Thanks for your help, @tengshaofeng :)

koichiro11 commented 6 years ago

@tengshaofeng @lipond @xiaoganghan @josianerodrigues thank you for giving me comments and discussing. Now I fixed the code and created pull request. The reason why loss doesn't reduce is softmax function. The output from final FC layer is relatively large, so I introduce layer normalization before FC layer. Now the loss reduces well, but I don't know why the output from final FC layer is relatively large (actually, there is no mention like this, including the necessity of layer normalizaton, in the paper). if you can find the reason or error, please tell me. Thanks again.

josianerodrigues commented 6 years ago

@koichiro11 Thank you for the corrections and to share with us.

josianerodrigues commented 6 years ago

@koichiro11, Could you please share the tensorflow, keras and python versions that you used to run this implementation?

tengshaofeng commented 6 years ago

hi every body, @lipond @koichiro11 @xiaoganghan @josianerodrigues I modified my code at https://github.com/tengshaofeng/ResidualAttentionNetwork-pytorch . change the input with 3232 instead of 224224, also build a new architecture for cifar10 called ResidualAttentionModel_92_32input. and get the new result on cifar10 test set : Accuracy of the model on the test images: 92.66% I am sure you can do better based my code, because there are some tricks to try.

josianerodrigues commented 6 years ago

Hi @tengshaofeng, I would like to use the batch size 64, but the memory is overflowing. Is there any optimization that can be done so it does not happen?

tengshaofeng commented 6 years ago

@josianerodrigues ,reduce the batchsize until overflowing do not happen. or you can use multi-gpus with Distributed training. or you can only use the the network with less parameters like res_att_56.

tengshaofeng commented 6 years ago

@lipond @koichiro11 @xiaoganghan @josianerodrigues hi, everyone, i modify my code when decaying learning rate. At last version of my code, i modify my optimizer to sgd as paper said, but i have not modify it when decaying learning rate. So the newest result now on cifar10 test set is accuracy of 0.9354.
code: https://github.com/tengshaofeng/ResidualAttentionNetwork-pytorch

josianerodrigues commented 6 years ago

@tengshaofeng thank you for share with us.

koichiro11 commented 6 years ago

@josianerodrigues i use python3.6, tensorflow 1.4, keras 2.0.8.

koichiro11 commented 6 years ago

@tengshaofeng thank you for sharing your code.

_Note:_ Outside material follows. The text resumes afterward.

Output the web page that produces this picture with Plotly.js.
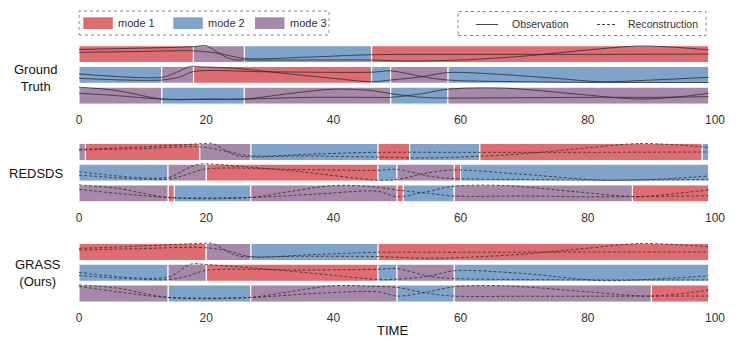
<!DOCTYPE html>
<html>
<head>
<meta charset="utf-8">
<script src="https://cdn.plot.ly/plotly-3.0.1.min.js"></script>
<style>html,body{margin:0;padding:0;background:#fff;}#chart{width:747px;height:341px;}</style>
</head>
<body>
<div id="chart"></div>
<script>
// ---------------- DATA ----------------
const TIME_TICKS = [0, 20, 40, 60, 80, 100];
const MODE_NAMES = ['mode 1', 'mode 2', 'mode 3'];
const PANEL_NAMES = ['Ground<br>Truth', 'REDSDS', 'GRASS<br>(Ours)'];
const LINE_NAMES = ['Observation', 'Reconstruction'];
const X_LABEL = 'TIME';

// segments: [start, end, mode]
const GT_SEG_1 = [[0,18,1],[18,26,3],[26,46,2],[46,99,1]];
const GT_SEG_2 = [[0,13,2],[13,18,3],[18,46,1],[46,49,2],[49,58,3],[58,99,2]];
const GT_SEG_3 = [[0,13,3],[13,26,2],[26,49,3],[49,58,2],[58,99,3]];
const RED_SEG_1 = [[0,1,3],[1,19,1],[19,27,3],[27,47,2],[47,52,1],[52,63,2],[63,98,1],[98,99,2]];
const RED_SEG_2 = [[0,14,2],[14,20,3],[20,47,1],[47,50,2],[50,59,3],[59,60,1],[60,99,2]];
const RED_SEG_3 = [[0,14,3],[14,15,1],[15,27,2],[27,50,3],[50,51,1],[51,59,2],[59,87,3],[87,99,1]];
const GRA_SEG_1 = [[0,20,1],[20,27,3],[27,47,2],[47,99,1]];
const GRA_SEG_2 = [[0,14,2],[14,20,3],[20,47,1],[47,50,2],[50,59,3],[59,99,2]];
const GRA_SEG_3 = [[0,14,3],[14,27,2],[27,50,3],[50,59,2],[59,90,3],[90,99,1]];

// signal values: [time, level within strip (0 = bottom, 1 = top)]
const GT_S1_A = [[0,0.78],[10,0.86],[18,0.94],[20,1.0],[22,0.55],[24,0.2],[26,0.16],[36,0.16],[46,0.16],[51,0.1],[60,0.16],[70,0.39],[80,0.75],[88,0.98],[94,0.9],[99,0.75]];
const GT_S1_B = [[0,0.61],[10,0.66],[18,0.7],[22,0.55],[26,0.25],[36,0.33],[46,0.47],[60,0.49],[80,0.49],[99,0.51]];
const GT_S2_A = [[0,0.56],[13,0.36],[15,0.6],[17.5,1.0],[19,0.98],[25,0.88],[32,0.6],[40,0.3],[46,0.1],[49,0.2],[54,0.4],[58,0.64],[65,0.56],[75,0.3],[82,0.1],[90,0.2],[99,0.36]];
const GT_S2_B = [[0,0.3],[13,0.2],[16,0.4],[18,0.7],[30,0.68],[46,0.66],[49,0.74],[54,0.4],[58,0.2],[70,0.1],[82,0.06],[99,0.06]];
const GT_S3_A = [[0,1.0],[6,0.8],[13,0.3],[20,0.3],[26,0.3],[33,0.62],[40,0.88],[46,0.8],[49,0.62],[54,0.4],[58,0.36],[70,0.38],[80,0.4],[90,0.4],[99,0.44]];
const GT_S3_B = [[0,0.64],[6,0.5],[13,0.3],[26,0.3],[36,0.4],[46,0.4],[49,0.4],[54,0.62],[58,0.88],[67,0.94],[78,0.6],[88,0.3],[94,0.42],[99,0.64]];

const RED_S1_A = [[0,0.65],[10,0.8],[19,0.98],[21,1.0],[23,0.6],[25,0.27],[35,0.27],[47,0.2],[55,0.15],[63,0.25],[70,0.4],[80,0.75],[88,1.0],[94,0.92],[99,0.77]];
const RED_S1_B = [[0,0.62],[10,0.7],[19,0.8],[23,0.55],[27,0.27],[37,0.38],[47,0.48],[60,0.48],[80,0.48],[99,0.5]];
const RED_S2_A = [[0,0.56],[14,0.22],[17,0.75],[19,1.0],[26,0.85],[35,0.55],[47,0.06],[50,0.1],[55,0.5],[59,0.66],[70,0.4],[82,0.06],[90,0.1],[99,0.3]];
const RED_S2_B = [[0,0.36],[14,0.12],[17,0.4],[20,0.72],[35,0.68],[47,0.64],[50,0.7],[55,0.3],[59,0.15],[70,0.1],[82,0.06],[99,0.1]];
const RED_S3_A = [[0,1.0],[6,0.8],[14,0.26],[27,0.26],[33,0.6],[40,0.96],[46,0.9],[50,0.7],[55,0.5],[59,0.34],[70,0.34],[80,0.3],[90,0.32],[99,0.36]];
const RED_S3_B = [[0,0.74],[6,0.5],[14,0.26],[27,0.26],[37,0.45],[47,0.62],[50,0.3],[54,0.55],[59,0.92],[67,0.96],[78,0.6],[88,0.3],[94,0.5],[99,0.7]];

const GRA_S1_A = [[0,0.71],[10,0.85],[19,1.0],[21,1.0],[23,0.6],[25,0.27],[35,0.25],[47,0.23],[55,0.13],[63,0.22],[70,0.38],[80,0.72],[88,1.0],[94,0.93],[99,0.8]];
const GRA_S1_B = [[0,0.62],[10,0.7],[19,0.77],[23,0.6],[27,0.23],[37,0.35],[47,0.48],[60,0.48],[80,0.5],[99,0.5]];
const GRA_S2_A = [[0,0.52],[14,0.24],[17.5,1.0],[20,0.98],[30,0.7],[40,0.35],[47,0.1],[50,0.12],[55,0.3],[59,0.62],[70,0.45],[82,0.04],[90,0.12],[99,0.32]];
const GRA_S2_B = [[0,0.34],[14,0.1],[17,0.3],[20,0.64],[35,0.66],[47,0.7],[50,0.74],[55,0.3],[59,0.16],[70,0.1],[82,0.08],[99,0.08]];
const GRA_S3_A = [[0,1.0],[6,0.82],[14,0.27],[27,0.27],[33,0.6],[40,0.96],[46,0.92],[50,0.86],[55,0.5],[59,0.35],[70,0.34],[80,0.34],[90,0.35],[99,0.35]];
const GRA_S3_B = [[0,0.92],[6,0.6],[14,0.27],[27,0.27],[37,0.5],[47,0.6],[50,0.35],[55,0.6],[59,0.9],[67,0.95],[80,0.6],[90,0.35],[99,0.7]];

// ---------------- STYLE ----------------
const MODE_COLORS = ['#DF6C71', '#7FA3CB', '#A688A9'];
const FONT = 'Liberation Sans, Arial, Helvetica, sans-serif';
const W = 747, H = 341, ML = 79, MR = 32;
const BAR_W = 0.82;
const STRIP_Y = [2, 1, 0];
const DOMAINS = [[0.6891, 0.8714], [0.4026, 0.5846], [0.1088, 0.2915]];

const panels = [
  {segs: [GT_SEG_1, GT_SEG_2, GT_SEG_3], lines: [[GT_S1_A, GT_S1_B], [GT_S2_A, GT_S2_B], [GT_S3_A, GT_S3_B]], dash: 'solid'},
  {segs: [RED_SEG_1, RED_SEG_2, RED_SEG_3], lines: [[RED_S1_A, RED_S1_B], [RED_S2_A, RED_S2_B], [RED_S3_A, RED_S3_B]], dash: '3px,2px'},
  {segs: [GRA_SEG_1, GRA_SEG_2, GRA_SEG_3], lines: [[GRA_S1_A, GRA_S1_B], [GRA_S2_A, GRA_S2_B], [GRA_S3_A, GRA_S3_B]], dash: '3px,2px'}
];

const traces = [];
panels.forEach((p, pi) => {
  const sfx = pi === 0 ? '' : String(pi + 1);
  for (let m = 1; m <= 3; m++) {
    const ys = [], bases = [], lens = [];
    p.segs.forEach((segList, si) => {
      segList.forEach(s => {
        if (s[2] === m) { ys.push(STRIP_Y[si]); bases.push(s[0]); lens.push(s[1] - s[0]); }
      });
    });
    traces.push({
      type: 'bar', orientation: 'h', y: ys, x: lens, base: bases, width: BAR_W,
      marker: {color: MODE_COLORS[m - 1], line: {color: 'rgba(255,255,255,0.9)', width: 1.2}},
      xaxis: 'x' + sfx, yaxis: 'y' + sfx, showlegend: false, hoverinfo: 'skip', name: MODE_NAMES[m - 1]
    });
  }
  p.lines.forEach((pair, si) => {
    pair.forEach(series => {
      traces.push({
        type: 'scatter', mode: 'lines',
        x: series.map(d => d[0]),
        y: series.map(d => STRIP_Y[si] - BAR_W / 2 + d[1] * BAR_W),
        line: {color: 'rgba(45,45,45,0.8)', width: 1, dash: p.dash, shape: 'spline', smoothing: 0.9},
        xaxis: 'x' + sfx, yaxis: 'y' + sfx, showlegend: false, hoverinfo: 'skip'
      });
    });
  });
});

const px = v => (v - ML) / (W - ML - MR);
const py = v => 1 - v / H;

const layout = {
  width: W, height: H,
  margin: {l: ML, r: MR, t: 0, b: 0},
  paper_bgcolor: '#fff', plot_bgcolor: '#fff',
  barmode: 'overlay', bargap: 0,
  font: {family: FONT, color: '#333'},
  showlegend: false,
  shapes: [], annotations: []
};
DOMAINS.forEach((d, i) => {
  const sfx = i === 0 ? '' : String(i + 1);
  layout['xaxis' + sfx] = {domain: [0, 1], range: [0, 100], anchor: 'y' + sfx, tickvals: TIME_TICKS,
    showgrid: false, zeroline: false, showline: false, ticks: '', ticklabelstandoff: 5,
    tickfont: {size: 12, color: '#333', family: FONT}, fixedrange: true};
  layout['yaxis' + sfx] = {domain: d, range: [-0.5, 2.5], anchor: 'x' + sfx, visible: false, fixedrange: true};
});

// legend boxes
layout.shapes.push({type: 'rect', xref: 'paper', yref: 'paper', x0: px(79), x1: px(329), y0: py(35), y1: py(11), line: {color: '#888', width: 1, dash: 'dot'}});
layout.shapes.push({type: 'rect', xref: 'paper', yref: 'paper', x0: px(458), x1: px(706), y0: py(35.5), y1: py(11.5), line: {color: '#888', width: 1, dash: 'dot'}});
const patchX = [83.3, 173.3, 255];
patchX.forEach((x, i) => {
  layout.shapes.push({type: 'rect', xref: 'paper', yref: 'paper', x0: px(x), x1: px(x + 29.5), y0: py(29), y1: py(17.3), fillcolor: MODE_COLORS[i], line: {width: 0}});
  layout.annotations.push({xref: 'paper', yref: 'paper', x: px(x + 32.5), y: py(23), text: MODE_NAMES[i], showarrow: false, xanchor: 'left', yanchor: 'middle', font: {size: 11, color: '#333', family: FONT}});
});
layout.shapes.push({type: 'line', xref: 'paper', yref: 'paper', x0: px(476), x1: px(498), y0: py(24.5), y1: py(24.5), line: {color: '#444', width: 1}});
layout.shapes.push({type: 'line', xref: 'paper', yref: 'paper', x0: px(597), x1: px(617), y0: py(24.5), y1: py(24.5), line: {color: '#444', width: 1, dash: '3px,2px'}});
layout.annotations.push({xref: 'paper', yref: 'paper', x: px(510), y: py(24), text: LINE_NAMES[0], showarrow: false, xanchor: 'left', yanchor: 'middle', font: {size: 10.5, color: '#333', family: FONT}});
layout.annotations.push({xref: 'paper', yref: 'paper', x: px(626), y: py(24), text: LINE_NAMES[1], showarrow: false, xanchor: 'left', yanchor: 'middle', font: {size: 10.5, color: '#333', family: FONT}});

// panel labels
const labelPos = [[35, 77.5], [36, 173], [38, 273]];
PANEL_NAMES.forEach((t, i) => {
  layout.annotations.push({xref: 'paper', yref: 'paper', x: px(labelPos[i][0]), y: py(labelPos[i][1]), text: t, showarrow: false, xanchor: 'center', yanchor: 'middle', align: 'center', font: {size: 13, color: '#111', family: FONT}});
});
layout.annotations.push({xref: 'paper', yref: 'paper', x: px(392), y: py(330), text: X_LABEL, showarrow: false, xanchor: 'center', yanchor: 'middle', font: {size: 13, color: '#111', family: FONT}});

Plotly.newPlot('chart', traces, layout, {staticPlot: true, displayModeBar: false});
</script>
</body>
</html>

Now I am fixing the model. In your code ResidualAttentionNetwork-pytorch/Residual-Attention-Network/model/attention_module.py, you add not only output of residual unit in skip-connection but also output of first residual unit ex:

422l:  out_interp = self.interpolation1(out_middle_2r_blocks) + out_down_residual_blocks1

Is it intentional? and is it effective?

tengshaofeng commented 6 years ago

@koichiro11,yes it is intentional. I reference the caffe project. You can remove the addition to try if it is effective.

NatalieZou commented 6 years ago

@koichiro11 Hi! Can you share your results on cifar10 with us? Does this code reach the accuracy in the paper?

alyato commented 6 years ago

@tengshaofeng when i run this code, it show me AttributeError: 'UpSampling2D' object has no attribute 'outbound_nodes' i find that the #4 Do u give me some suggestions? thanks.

tengshaofeng commented 6 years ago

@alyato , sorry, i have not met that problem.

alyato commented 6 years ago

@tengshaofeng Thanks. I dont know if the version is wrong.

tensorflow 1.4.0 keras 2.1.4 python 2.7

and some guys meet the same issue #4

sankin1770 commented 6 years ago

I used the tensorflow version of the code to run to the 56th epoch and automatically ended ,the validation accuracy is just 80%, I don't know why.......................

PayneJoe commented 6 years ago

Hi, @alyato

Have you fixed this problem? I have the same problem with python 3.6, tensorflow 1.10.0. Let me know if you got it done, much appreciated!